Like Paris, Marseille has its own must-see church. Notre Dame de la Garde is a city landmark overlooking the city and sea. Visitors come to marvel at the mosaic interior and golden nave.

History is tied to the present in the city, and nowhere is that more evident than on a stroll through Marseille’s Old Town. The picturesque neighborhood was first inhabited in 600 B.C. by the Greeks.

Though Cannes’ and Nice’s beaches attract all the attention, Marseille’s beaches also stun in natural beauty, though with considerably less expense. Boat rides from the city to the cliffs of the Calanques offer gorgeous landscapes. Cruises can also sail by Chateau d’If, the setting for the novel “The Count of Monte Cristo.”

Marseille’s reputation as a cultural melting pot extends to its culinary offerings. North African cuisine served with a French twist has grown popular. French classic dishes, such as bouillabaisse, also remain in demand by locals and visitors.

San Jose Instead of San Francisco

To avoid the throngs surrounding the Golden Gate Bridge, visitors should try San Francisco’s neighboring city San Jose. The tech-savvy town not only serves as the headquarters for Google, Facebook and Apple but also holds its own in cuisine and attractions.

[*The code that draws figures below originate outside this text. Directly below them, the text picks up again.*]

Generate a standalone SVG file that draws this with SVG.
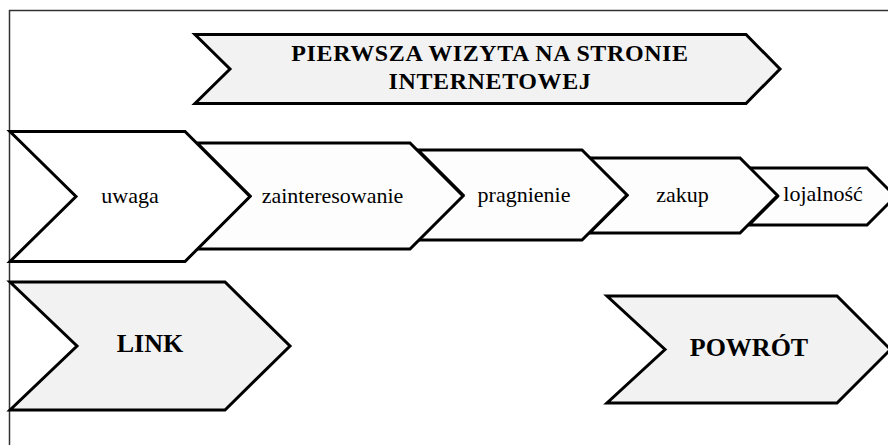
<svg xmlns="http://www.w3.org/2000/svg" width="888" height="445" viewBox="0 0 888 445">
<style>
.ch{stroke:#000;stroke-width:3;stroke-linejoin:miter}
.w{fill:#fdfdfd}
.g{fill:#f2f2f2}
.t{font-family:"Liberation Serif","Times New Roman",serif;font-size:22px;fill:#000;text-anchor:middle}
.b{font-family:"Liberation Serif","Times New Roman",serif;font-size:26px;font-weight:bold;fill:#000;text-anchor:middle}
.h{font-family:"Liberation Serif","Times New Roman",serif;font-size:24px;font-weight:bold;fill:#000;text-anchor:middle;letter-spacing:0.6px}
</style>
<rect x="0" y="0" width="888" height="445" fill="#fff"/>
<g id="frame" stroke="#333" stroke-width="1.5" fill="none">
<line x1="9" y1="10.5" x2="888" y2="10.5"/>
<line x1="9.5" y1="10" x2="9.5" y2="445"/>
</g>
<g id="title">
<polygon class="ch g" points="195,34.5 746,34.5 780,69 746,103.5 195,103.5 230,69"/>
<text class="h" x="490" y="61">PIERWSZA WIZYTA NA STRONIE</text>
<text class="h" x="490" y="89">INTERNETOWEJ</text>
</g>
<g id="lojalnosc">
<polygon class="ch w" points="749,168 867,168 895.5,196.5 867,225 749,225 777.5,196.5"/>
<text class="t" x="823" y="201">lojalność</text>
</g>
<g id="zakup">
<polygon class="ch w" points="589.5,158 740,158 777.5,195.5 740,233 589.5,233 627,195.5"/>
<text class="t" x="682.5" y="202">zakup</text>
</g>
<g id="pragnienie">
<polygon class="ch w" points="418,150 582,150 627,195 582,240 418,240 463,195"/>
<text class="t" x="524" y="202">pragnienie</text>
</g>
<g id="zainteresowanie">
<polygon class="ch w" points="197,143 410,143 463,196 410,249 197,249 250,196"/>
<text class="t" x="332.5" y="203">zainteresowanie</text>
</g>
<g id="uwaga">
<polygon class="ch" fill="#fff" points="10,131.5 185,131.5 250,196.5 185,261.5 10,261.5 76,196.5"/>
<text class="t" x="130" y="203">uwaga</text>
</g>
<g id="link">
<polygon class="ch g" points="10,282 225,282 290,346 225,410 10,410 77,346"/>
<text class="b" x="150" y="352">LINK</text>
</g>
<g id="powrot">
<polygon class="ch g" points="607,296 837,296 890.5,349.5 837,403 607,403 665,349.5"/>
<text class="b" x="749" y="356">POWRÓT</text>
</g>
<g id="connectors"/>
</svg>
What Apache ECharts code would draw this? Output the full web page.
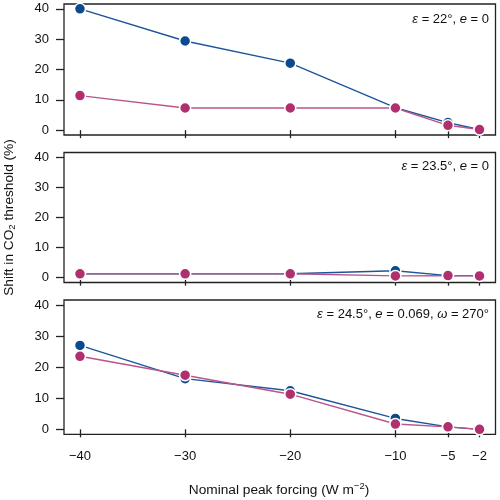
<!DOCTYPE html>
<html><head><meta charset="utf-8">
<script src="https://cdn.jsdelivr.net/npm/echarts@6/dist/echarts.min.js"></script>
<style>html,body{margin:0;padding:0;background:#fff}#c{width:500px;height:500px}</style>
</head><body><div id="c"></div>
<script>
const forcing = [-40, -30, -20, -10, -5, -2];
const xTicks = [-40, -30, -20, -10, -5, -2];
const yTicks = [0, 10, 20, 30, 40];
// panel 1: eps=22, e=0
const p1Blue = [40, 29.4, 22.1, 7.4, 2.5, 0.2];
const p1Mag  = [11.4, 7.3, 7.3, 7.3, 1.6, 0.2];
// panel 2: eps=23.5, e=0
const p2Blue = [1.3, 1.3, 1.3, 2.3, 0.7, 0.7];
const p2Mag  = [1.3, 1.3, 1.3, 0.6, 0.7, 0.6];
// panel 3: eps=24.5, e=0.069, omega=270
const p3Blue = [27.0, 16.3, 12.4, 3.5, 0.8, 0.0];
const p3Mag  = [23.5, 17.4, 11.3, 1.7, 0.8, 0.0];
const panelLabels = [
  [{t:'ε', i:true},{t:' = 22°, '},{t:'e', i:true},{t:' = 0'}],
  [{t:'ε', i:true},{t:' = 23.5°, '},{t:'e', i:true},{t:' = 0'}],
  [{t:'ε', i:true},{t:' = 24.5°, '},{t:'e', i:true},{t:' = 0.069, '},{t:'ω', i:true},{t:' = 270°'}]
];

const BLUE = '#0b4a8f', BLUE_L = '#1c5599';
const MAG = '#b0306f', MAG_L = '#b8558a';
const FONT = '"Liberation Sans", Arial, sans-serif';
const panels = [[p1Blue, p1Mag], [p2Blue, p2Mag], [p3Blue, p3Mag]];
const grids = [{top: 4, h: 131}, {top: 152.5, h: 130}, {top: 300, h: 134.3}];

const chart = echarts.init(document.getElementById('c'), null, {renderer: 'canvas'});
const grid = [], xAxis = [], yAxis = [], series = [], graphic = [];
grids.forEach((g, k) => {
  grid.push({left: 64, right: 4.5, top: g.top, height: g.h, show: true,
    borderColor: '#222', borderWidth: 1.3, backgroundColor: 'transparent'});
  xAxis.push({type: 'value', gridIndex: k, min: -41.52, max: -0.48,
    axisLine: {show: false}, splitLine: {show: false},
    axisTick: {show: true, length: 8, inside: false, customValues: xTicks, lineStyle: {color: '#222', width: 1.3}},
    axisLabel: {show: k === 2, customValues: xTicks, margin: 16, fontSize: 13, color: '#111', fontFamily: FONT,
      formatter: v => String(v).replace('-', '−')}});
  yAxis.push({type: 'value', gridIndex: k, min: -1.6, max: 41.6,
    axisLine: {show: false}, splitLine: {show: false},
    axisTick: {show: true, length: 8, inside: false, customValues: yTicks, lineStyle: {color: '#222', width: 1.3}},
    axisLabel: {show: true, customValues: yTicks, margin: 15, fontSize: 13, color: '#111', fontFamily: FONT}});
  const [b, m] = panels[k];
  [[b, BLUE, BLUE_L], [m, MAG, MAG_L]].forEach(([vals, c, cl]) => {
    series.push({type: 'line', xAxisIndex: k, yAxisIndex: k,
      data: forcing.map((x, i) => [x, vals[i]]),
      symbol: 'circle', symbolSize: 11, showSymbol: true,
      lineStyle: {color: cl, width: 1.4},
      itemStyle: {color: c, borderColor: '#fff', borderWidth: 1.5},
      emphasis: {disabled: true}, animation: false, z: 3});
  });
  const lbl = panelLabels[k].map(p => p.i ? '{i|' + p.t + '}' : '{n|' + p.t + '}').join('');
  graphic.push({type: 'text', right: 11, top: [13, 160, 308][k],
    style: {text: lbl, fontSize: 13, fontFamily: FONT, fill: '#111',
      rich: {i: {fontStyle: 'italic', fontSize: 13, fontFamily: FONT, fill: '#111'},
             n: {fontSize: 13, fontFamily: FONT, fill: '#111'}}}});
});
graphic.push({type: 'text', x: 279, y: 490,
  style: {text: '{n|Nominal peak forcing (W m}{s|−2}{n|)}', align: 'center', verticalAlign: 'middle',
    rich: {n: {fontSize: 13.7, fontFamily: FONT, fill: '#111'},
           s: {fontSize: 9.5, fontFamily: FONT, fill: '#111', verticalAlign: 'top', padding: [0,0,8,0]}}}});
graphic.push({type: 'text', x: 9.5, y: 217.5, rotation: Math.PI / 2,
  style: {text: '{n|Shift in CO}{s|2}{n| threshold (%)}', align: 'center', verticalAlign: 'middle',
    rich: {n: {fontSize: 13.7, fontFamily: FONT, fill: '#111'},
           s: {fontSize: 9.5, fontFamily: FONT, fill: '#111', padding: [6,0,0,0]}}}});
chart.setOption({animation: false, grid, xAxis, yAxis, series, graphic});
</script></body></html>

Groups can travel around the world each night in San Jose with a wide range of culinary options, from Brazilian to Indian to Greek. Award-winning wineries cater to groups with tours and tastings.

The city boasts several engaging attractions, such as the Winchester Mystery House, the Lick Observatory and the San Jose Museum of Art. The Tech Museum of Innovation reflects the city’s forward-thinking reputation. The hands-on technology and science museum’s exhibits include “Body Worlds Decoded,” “Cyber Detectives” and “Innovations in Healthcare.”

San Jose’s residents prioritize access to nature, which groups can enjoy at the 5.5-acre Municipal Rose Garden, 5,242-acre Castle Rock State Park and 172-acre Kelly Park.